Fixes: e60fbd5b24fc ("mlx5: add device configure/start/stop")
Cc: sta...@dpdk.org
Signed-off-by: Khadem Ullah <14pwcse1...@uetpeshawar.edu.pk>
---
drivers/net/mlx5/mlx5_ethdev.c | 6 ++++++
1 file changed, 6 insertions(+)
diff --git a/drivers/net/mlx5/mlx5_ethdev.c b/drivers/net/mlx5/mlx5_ethdev.c
index 68d1c1bfa7..1848f6536a 100644
--- a/drivers/net/mlx5/mlx5_ethdev.c
+++ b/drivers/net/mlx5/mlx5_ethdev.c
@@ -368,6 +368,12 @@ mlx5_dev_infos_get(struct rte_eth_dev *dev, struct
rte_eth_dev_info *info)
* Since we need one CQ per QP, the limit is the minimum number
* between the two values.
*/
+ if (priv == NULL || priv->sh == NULL) {
+ DRV_LOG(ERR,
+ "mlx5 shared data unavailable (primary process likely exited)");
+ rte_errno = ENODEV;
+ return -rte_errno;
+ }
I don't think it's an issue on PMD level, but rather on
ethdev/multi-process handling level.
I may be very wrong here, but can't the PMD use its internal 'shared' state to
somehow memorise the fact that a secondary process has attached, in order to not
let the primary process close in the first place (before the secondary process
detaches)? Or is this going to violate some established convention?
It looks to be a good idea.
I agree with idea of adding these checks, but not entirely agree with
it being at driver level, since all drivers would have to duplicate this logic.
Drivers already have to go through ethdev library when port is probed
on secondary process - rte_eth_dev_attach_secondary() must be
called to retrieve port data local to the process and device data shared
between processes.
Memorizing whether a secondary process is using given port can be added
to rte_eth_dev_attach_secondary(), and relevant check for primary
process can then be added to rte_eth_dev_close(), so that all drivers
benefit.
What do you think?
Yes, in general, the idea would be to have a "secondary reference counter" field
in 'rte_eth_dev_data' and have it incremented/decremented/checked in some
generic places. The issue is that, in addition to 'rte_eth_dev_close', a device
can be "closed" via its respective bus 'remove' method. Yes, there are drivers
that invoke 'rte_eth_dev_close' inside the 'remove' implementation, but not all
of them, unfortunately. For example, take a look at 'af_packet' and similar.
On the other hands, there are drivers that use 'rte_eth_dev_create' and its
counterpart 'rte_eth_dev_destroy' in the implementations of bus 'probe/remove',
but that is also not consistent across the 'drivers/net' tree.

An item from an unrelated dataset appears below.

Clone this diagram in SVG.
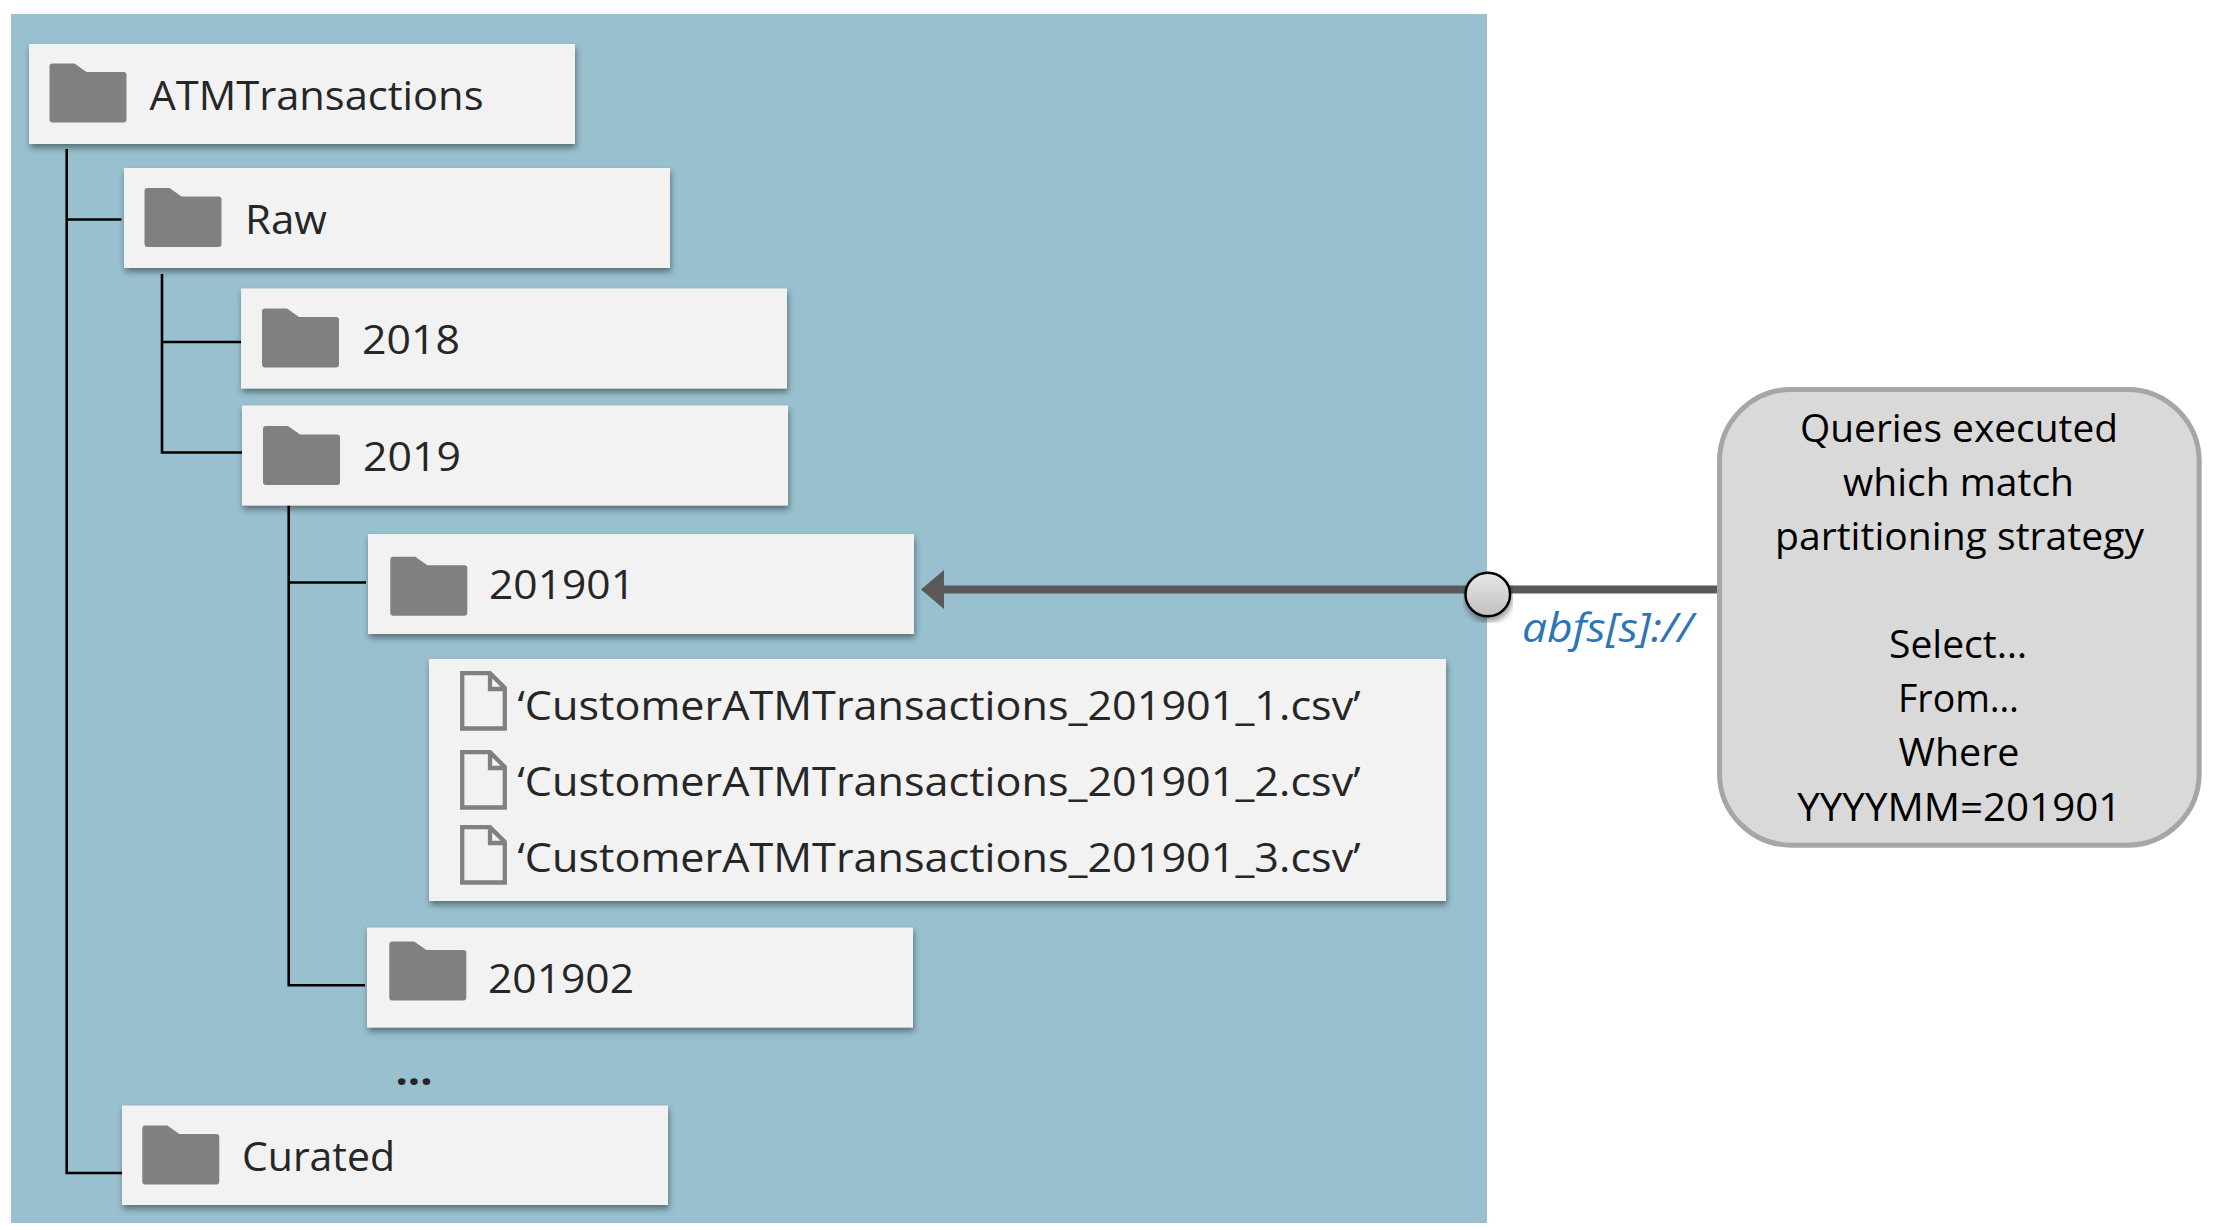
<svg xmlns="http://www.w3.org/2000/svg" width="2218" height="1230" viewBox="0 0 2218 1230">
<style>
.box{fill:#f2f2f2;filter:url(#sh)}
.t{font-family:"Open Sans","Liberation Sans",sans-serif;font-size:40.5px;fill:#262626}
.q{font-family:"Open Sans","Liberation Sans",sans-serif;font-size:38.5px;fill:#000}
.l{stroke:#000;stroke-width:2.6;fill:none}
</style>
<defs>
<filter id="sh" x="-5%" y="-10%" width="110%" height="125%"><feDropShadow dx="1" dy="4" stdDeviation="3" flood-color="#000" flood-opacity="0.42"/></filter>
<linearGradient id="g" x1="0" y1="0" x2="0" y2="1"><stop offset="0" stop-color="#e8e8e8"/><stop offset="1" stop-color="#bfbfbf"/></linearGradient>
<marker id="ah" markerUnits="userSpaceOnUse" markerWidth="23" markerHeight="39" refX="4" refY="19.5" orient="auto"><path d="M23,19.5 L0,0 V39 Z" fill="#595959"/></marker>
<path id="folder" fill="#808080" d="M3,0 H25 L37,8.5 H74 a3,3 0 0 1 3,3 V56 a3,3 0 0 1 -3,3 H3 a3,3 0 0 1 -3,-3 V3 a3,3 0 0 1 3,-3 Z"/>
<path id="file" fill="none" stroke="#808080" stroke-width="4.3" d="M462.2,672.2 H490 L504.8,687 V727.5 H462.2 Z M490,672.2 V688 H504.8"/>
</defs>
<rect id="panel" x="11" y="14" width="1476" height="1209" fill="#99c0ce"/>
<g id="connectors">
<path class="l" d="M66.7,149 V1173 H122 M66.7,219.5 H121.5"/>
<path class="l" d="M162,274 V452.5 H242 M162,342 H241"/>
<path class="l" d="M288.7,505 V985.3 H365 M288.7,582.5 H366"/>
<line x1="1718" y1="589.5" x2="940" y2="589.5" stroke="#595959" stroke-width="7.8" marker-end="url(#ah)"/>
</g>
<g id="node-atm"><rect class="box" x="29" y="44" width="546" height="100"/><use href="#folder" x="49.5" y="63.5"/><text class="t" x="149.5" y="109.5" textLength="334" lengthAdjust="spacingAndGlyphs">ATMTransactions</text></g>
<g id="node-raw"><rect class="box" x="124" y="168" width="546" height="100"/><use href="#folder" x="144.5" y="188"/><text class="t" x="245" y="233.5" textLength="82" lengthAdjust="spacingAndGlyphs">Raw</text></g>
<g id="node-2018"><rect class="box" x="241" y="288.5" width="546" height="100"/><use href="#folder" x="262" y="308.5"/><text class="t" x="362" y="354" textLength="98" lengthAdjust="spacingAndGlyphs">2018</text></g>
<g id="node-2019"><rect class="box" x="242" y="405.5" width="546" height="100"/><use href="#folder" x="263" y="426"/><text class="t" x="363" y="471" textLength="98" lengthAdjust="spacingAndGlyphs">2019</text></g>
<g id="node-201901"><rect class="box" x="368" y="534" width="546" height="100"/><use href="#folder" x="390.3" y="556.8"/><text class="t" x="489" y="598.8" textLength="146" lengthAdjust="spacingAndGlyphs">201901</text></g>
<g id="node-files"><rect class="box" x="429" y="659" width="1017" height="242"/>
<g transform="translate(0,1)"><use href="#file"/><use href="#file" y="79"/><use href="#file" y="154"/></g>
<text class="t" x="517.5" y="719.5" textLength="843" lengthAdjust="spacingAndGlyphs">‘CustomerATMTransactions_201901_1.csv’</text>
<text class="t" x="517.5" y="795.5" textLength="843" lengthAdjust="spacingAndGlyphs">‘CustomerATMTransactions_201901_2.csv’</text>
<text class="t" x="517.5" y="871.5" textLength="843" lengthAdjust="spacingAndGlyphs">‘CustomerATMTransactions_201901_3.csv’</text></g>
<g id="node-201902"><rect class="box" x="367" y="927.5" width="546" height="100"/><use href="#folder" x="389.3" y="941.5"/><text class="t" x="488" y="993" textLength="146" lengthAdjust="spacingAndGlyphs">201902</text></g>
<text class="t" x="395.5" y="1084.5" textLength="37" lengthAdjust="spacingAndGlyphs" font-weight="700">...</text>
<g id="node-curated"><rect class="box" x="122" y="1105.5" width="546" height="99.5"/><use href="#folder" x="142.3" y="1125.5"/><text class="t" x="242" y="1171" textLength="153" lengthAdjust="spacingAndGlyphs">Curated</text></g>
<g id="node-port"><ellipse cx="1487.8" cy="594.5" rx="22.3" ry="21.7" fill="url(#g)" stroke="#000" stroke-width="2.5" filter="url(#sh)"/></g>
<text x="1522" y="642" font-family="'Open Sans','Liberation Sans',sans-serif" font-size="39.5" font-style="italic" fill="#2e75b6" textLength="171" lengthAdjust="spacingAndGlyphs">abfs[s]://</text>
<g id="node-query"><rect x="1719.5" y="389.5" width="479.7" height="455.7" rx="72" ry="72" fill="#d9d9d9" stroke="#a6a6a6" stroke-width="5"/>
<text class="q" x="1800" y="442" textLength="318" lengthAdjust="spacingAndGlyphs">Queries executed</text>
<text class="q" x="1843" y="496" textLength="231" lengthAdjust="spacingAndGlyphs">which match</text>
<text class="q" x="1775" y="549.5" textLength="369" lengthAdjust="spacingAndGlyphs">partitioning strategy</text>
<text class="q" x="1889" y="657.7" textLength="138" lengthAdjust="spacingAndGlyphs">Select…</text>
<text class="q" x="1898" y="712" textLength="121" lengthAdjust="spacingAndGlyphs">From…</text>
<text class="q" x="1898.5" y="766" textLength="121" lengthAdjust="spacingAndGlyphs">Where</text>
<text class="q" x="1797.3" y="820.5" textLength="324" lengthAdjust="spacingAndGlyphs">YYYYMM=201901</text></g>
</svg>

Given all these issues and the fact that ethdev is not the only possible device
type, may be 'rte_device' can house the reference counter, with 'rte_dev_probe'
and 'rte_dev_remove' augmented to do the inrement/decrement/validate thing?

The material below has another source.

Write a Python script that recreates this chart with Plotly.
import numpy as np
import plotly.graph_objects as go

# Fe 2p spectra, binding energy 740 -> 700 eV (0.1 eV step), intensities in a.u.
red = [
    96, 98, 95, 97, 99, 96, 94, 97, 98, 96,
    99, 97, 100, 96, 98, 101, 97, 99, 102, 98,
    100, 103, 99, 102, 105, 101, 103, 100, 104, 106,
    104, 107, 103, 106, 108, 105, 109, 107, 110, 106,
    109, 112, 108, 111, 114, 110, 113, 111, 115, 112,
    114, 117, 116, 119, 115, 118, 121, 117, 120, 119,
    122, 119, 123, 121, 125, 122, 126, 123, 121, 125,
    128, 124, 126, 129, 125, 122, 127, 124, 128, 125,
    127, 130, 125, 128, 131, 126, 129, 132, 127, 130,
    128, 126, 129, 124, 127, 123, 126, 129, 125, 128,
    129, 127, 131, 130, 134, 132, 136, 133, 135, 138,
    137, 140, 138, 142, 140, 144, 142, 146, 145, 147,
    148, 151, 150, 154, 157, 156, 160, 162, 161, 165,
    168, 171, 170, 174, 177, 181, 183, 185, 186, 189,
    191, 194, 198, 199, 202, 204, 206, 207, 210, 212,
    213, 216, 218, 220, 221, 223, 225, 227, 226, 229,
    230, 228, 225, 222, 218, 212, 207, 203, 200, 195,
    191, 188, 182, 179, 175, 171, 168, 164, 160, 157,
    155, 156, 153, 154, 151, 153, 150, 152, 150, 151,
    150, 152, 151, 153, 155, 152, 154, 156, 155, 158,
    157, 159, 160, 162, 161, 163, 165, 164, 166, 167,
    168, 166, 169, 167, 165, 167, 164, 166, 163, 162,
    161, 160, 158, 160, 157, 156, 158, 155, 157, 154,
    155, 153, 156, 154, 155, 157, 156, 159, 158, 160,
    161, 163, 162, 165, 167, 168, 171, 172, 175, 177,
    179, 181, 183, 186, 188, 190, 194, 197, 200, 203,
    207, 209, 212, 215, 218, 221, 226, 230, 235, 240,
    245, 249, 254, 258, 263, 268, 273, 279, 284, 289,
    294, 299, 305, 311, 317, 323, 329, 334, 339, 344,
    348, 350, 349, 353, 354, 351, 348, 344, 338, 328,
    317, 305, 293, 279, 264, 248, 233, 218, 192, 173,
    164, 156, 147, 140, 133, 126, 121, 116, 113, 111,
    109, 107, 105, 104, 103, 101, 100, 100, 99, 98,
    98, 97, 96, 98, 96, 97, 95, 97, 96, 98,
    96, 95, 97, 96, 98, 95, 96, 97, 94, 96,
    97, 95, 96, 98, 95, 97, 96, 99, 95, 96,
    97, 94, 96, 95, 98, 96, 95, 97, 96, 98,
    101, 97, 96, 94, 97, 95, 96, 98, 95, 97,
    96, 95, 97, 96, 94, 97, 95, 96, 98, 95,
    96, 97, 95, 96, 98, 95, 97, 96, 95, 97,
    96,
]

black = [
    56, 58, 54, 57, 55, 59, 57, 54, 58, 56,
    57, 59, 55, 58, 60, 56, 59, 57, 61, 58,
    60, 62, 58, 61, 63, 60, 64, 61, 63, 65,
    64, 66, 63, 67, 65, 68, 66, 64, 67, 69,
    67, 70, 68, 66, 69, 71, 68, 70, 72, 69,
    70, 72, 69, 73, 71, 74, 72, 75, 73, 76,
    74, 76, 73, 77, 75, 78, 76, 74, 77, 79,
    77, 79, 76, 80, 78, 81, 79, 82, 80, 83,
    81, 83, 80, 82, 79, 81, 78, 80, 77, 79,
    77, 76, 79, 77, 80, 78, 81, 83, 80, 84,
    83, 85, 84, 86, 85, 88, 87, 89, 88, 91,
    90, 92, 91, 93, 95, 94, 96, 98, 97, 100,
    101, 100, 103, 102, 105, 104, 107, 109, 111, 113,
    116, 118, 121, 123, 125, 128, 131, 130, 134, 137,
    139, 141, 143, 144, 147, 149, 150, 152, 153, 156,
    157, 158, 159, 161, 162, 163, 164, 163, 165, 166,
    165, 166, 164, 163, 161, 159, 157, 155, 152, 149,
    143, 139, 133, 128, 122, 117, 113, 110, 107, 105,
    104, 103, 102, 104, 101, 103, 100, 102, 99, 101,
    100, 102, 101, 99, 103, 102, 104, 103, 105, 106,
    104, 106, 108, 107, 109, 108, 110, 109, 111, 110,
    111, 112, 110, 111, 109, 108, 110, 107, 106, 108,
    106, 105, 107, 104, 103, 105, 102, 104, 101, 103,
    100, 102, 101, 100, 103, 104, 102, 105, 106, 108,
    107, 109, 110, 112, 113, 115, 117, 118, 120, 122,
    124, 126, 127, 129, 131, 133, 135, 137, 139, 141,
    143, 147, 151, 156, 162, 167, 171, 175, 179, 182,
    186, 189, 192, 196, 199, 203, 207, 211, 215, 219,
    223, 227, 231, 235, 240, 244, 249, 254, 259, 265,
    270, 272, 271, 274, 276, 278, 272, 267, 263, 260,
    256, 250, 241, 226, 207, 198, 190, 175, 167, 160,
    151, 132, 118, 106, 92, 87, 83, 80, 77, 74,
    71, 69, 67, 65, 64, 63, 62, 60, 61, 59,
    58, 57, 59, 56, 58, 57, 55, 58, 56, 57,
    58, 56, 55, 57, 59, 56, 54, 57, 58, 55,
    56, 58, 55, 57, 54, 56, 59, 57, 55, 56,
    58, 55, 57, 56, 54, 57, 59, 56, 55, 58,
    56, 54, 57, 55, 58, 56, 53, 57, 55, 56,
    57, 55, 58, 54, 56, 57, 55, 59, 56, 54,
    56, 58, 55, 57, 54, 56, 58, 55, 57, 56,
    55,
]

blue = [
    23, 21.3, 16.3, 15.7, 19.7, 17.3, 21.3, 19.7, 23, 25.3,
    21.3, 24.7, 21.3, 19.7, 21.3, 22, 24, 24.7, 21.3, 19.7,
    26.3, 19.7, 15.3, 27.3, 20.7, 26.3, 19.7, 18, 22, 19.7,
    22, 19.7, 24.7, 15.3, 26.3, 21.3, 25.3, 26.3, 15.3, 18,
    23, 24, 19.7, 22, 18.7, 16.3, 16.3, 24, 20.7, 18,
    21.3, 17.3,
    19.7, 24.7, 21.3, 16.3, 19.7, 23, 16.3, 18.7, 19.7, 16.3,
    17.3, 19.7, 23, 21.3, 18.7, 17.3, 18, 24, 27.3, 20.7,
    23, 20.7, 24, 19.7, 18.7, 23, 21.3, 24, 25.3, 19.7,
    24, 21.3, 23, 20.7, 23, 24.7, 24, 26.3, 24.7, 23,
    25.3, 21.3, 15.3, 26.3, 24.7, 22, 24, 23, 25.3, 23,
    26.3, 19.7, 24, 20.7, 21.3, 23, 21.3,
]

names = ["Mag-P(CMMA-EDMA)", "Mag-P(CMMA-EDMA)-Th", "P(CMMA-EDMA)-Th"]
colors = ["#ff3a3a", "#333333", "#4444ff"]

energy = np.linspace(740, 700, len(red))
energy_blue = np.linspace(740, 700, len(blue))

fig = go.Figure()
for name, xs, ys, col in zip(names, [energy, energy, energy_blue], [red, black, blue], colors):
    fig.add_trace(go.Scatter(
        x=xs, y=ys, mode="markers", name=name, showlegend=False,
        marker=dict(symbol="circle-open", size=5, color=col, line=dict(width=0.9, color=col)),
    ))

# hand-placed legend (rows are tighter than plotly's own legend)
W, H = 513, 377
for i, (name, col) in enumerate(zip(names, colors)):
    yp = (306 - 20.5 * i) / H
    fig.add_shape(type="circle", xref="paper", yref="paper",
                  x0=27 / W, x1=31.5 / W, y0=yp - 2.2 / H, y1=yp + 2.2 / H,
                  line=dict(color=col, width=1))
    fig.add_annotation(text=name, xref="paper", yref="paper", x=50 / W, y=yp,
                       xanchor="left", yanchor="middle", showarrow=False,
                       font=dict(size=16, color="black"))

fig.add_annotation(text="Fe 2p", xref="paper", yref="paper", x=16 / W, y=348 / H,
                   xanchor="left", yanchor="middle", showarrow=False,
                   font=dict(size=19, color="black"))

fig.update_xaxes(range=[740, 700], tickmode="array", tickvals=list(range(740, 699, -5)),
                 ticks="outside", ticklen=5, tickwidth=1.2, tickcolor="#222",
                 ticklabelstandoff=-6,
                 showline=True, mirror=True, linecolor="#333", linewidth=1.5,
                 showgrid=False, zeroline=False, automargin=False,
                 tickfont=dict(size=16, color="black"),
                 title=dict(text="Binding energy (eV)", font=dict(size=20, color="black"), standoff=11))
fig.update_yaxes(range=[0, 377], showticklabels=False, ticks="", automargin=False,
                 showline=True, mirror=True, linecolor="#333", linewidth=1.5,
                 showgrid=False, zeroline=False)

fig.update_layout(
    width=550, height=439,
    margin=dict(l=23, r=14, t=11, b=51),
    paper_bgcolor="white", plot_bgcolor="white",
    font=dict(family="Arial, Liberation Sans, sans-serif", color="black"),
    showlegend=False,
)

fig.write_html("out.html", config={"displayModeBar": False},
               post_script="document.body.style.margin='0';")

And, since 'rte_eth_dev_close' invokes direct ethdev 'close' method, also add a
check to over there (and may be to 'rte_eth_dev_reset', too)? May be I'm wrong.
However, all of that might still make no sense, given the fact that the primary
process can just die. So, may be I am indeed very wrong and, as Stephen has
suggested in [1], this issue it to be addressed by clarifying the documentation.
[1] https://mails.dpdk.org/archives/dev/2025-July/321865.html
Thank you.
When primary process closes the port, ethdev library zeroes and frees
device data shared between processes.
ethdev port data (rte_eth_dev) on secondary is not updated so it now points to
invalid data. rte_eth_dev_info_get() is not the only API call affected.
If the primary process closes the port before exiting
(like testpmd does) and it exits before the secondary,
the any driver call seems invalid because of that use-after-free behavior.
@Thomas, @Andrew - Do you happen to know if doing anything on ethdev ports
in secondary process after primary has gracefully exited is supported?
No there is no statement about whether it is supported or not.
I think we should at least return an error instead of crashing.